O corpo como palco das nossas histórias

O corpo não é apenas biologia, ossos e músculos. Ele é também um espaço simbólico, onde memórias, emoções e experiências se inscrevem em silêncio. Cada dor persistente, tensão inexplicada ou fadiga que insiste em retornar pode ser, na verdade, um capítulo de uma narrativa que não encontrou palavras.

As doenças psicossomáticas mostram isso com clareza. A ansiedade que acelera o coração, a tristeza que aperta o peito, a raiva que tensiona os ombros, todas são expressões de uma linguagem que não passa pelo discurso, mas pelo corpo. Como lembra a psicanalista Joyce McDougall, “o corpo fala quando a palavra falha”.

A saúde integral, nesse sentido, exige que olhemos além dos sintomas. Não basta tratar a dor sem compreender o que ela simboliza. O corpo carrega marcas da nossa história pessoal, mas também das pressões sociais: a sobrecarga de produtividade, o peso das expectativas de gênero, os silêncios impostos pela cultura. É nesse cruzamento entre o íntimo e o coletivo que a doença muitas vezes nasce.
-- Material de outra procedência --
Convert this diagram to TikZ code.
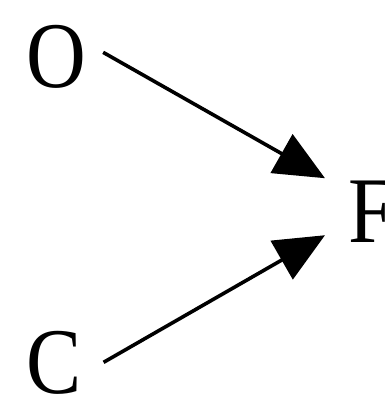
\documentclass[tikz,border=0pt]{standalone}
\usepackage{fontspec}
\setmainfont{Liberation Serif}[FakeStretch=0.88]
\usepackage{tikz}
\usetikzlibrary{arrows.meta}

\begin{document}
\begin{tikzpicture}[x=1pt, y=-1pt,
    lbl/.style={inner sep=0pt, anchor=base west, font=\fontsize{94}{94}\selectfont},
    arr/.style={line width=3.6pt, -{Triangle[length=50pt, width=44pt]}}]
    \useasboundingbox (0,0) rectangle (385,399);

    % Variables
    \node[lbl] (O) at (26, 87) {O};
    \node[lbl] (C) at (26, 393) {C};
    \node[lbl] (F) at (348, 242) {F};

    % Arrows into F
    \draw[arr] ([shift={(17,-4)}]O.east) -- ([shift={(-23,-33)}]F.west);
    \draw[arr] ([shift={(22,0)}]C.east) -- ([shift={(-23,24)}]F.west);

\end{tikzpicture}
\end{document}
Assim, cuidar de si vai além de exames clínicos e tratamentos isolados. É um exercício de escuta profunda:

O que o meu corpo tenta dizer? Quais histórias não ditas ele está encenando?

Reconhecer essa dimensão abre espaço para um cuidado mais humano, em que corpo, emoção e sociedade deixam de ser fragmentos separados e passam a ser vistos como partes de um mesmo campo.

Porque, no fim, a verdadeira saúde não é ausência de sintomas, mas a capacidade de viver em coerência com as histórias que habitam o nosso corpo.

Referências

  • McDougall, J. (1989). Teatros do corpo: o psicossoma em psicanálise. Rio de Janeiro: Imago.
  • Foucault, M. (1976). História da Sexualidade I: A Vontade de Saber. Rio de Janeiro: Graal.
  • Merleau-Ponty, M. (1945). Fenomenologia da Percepção. São Paulo: Martins Fontes.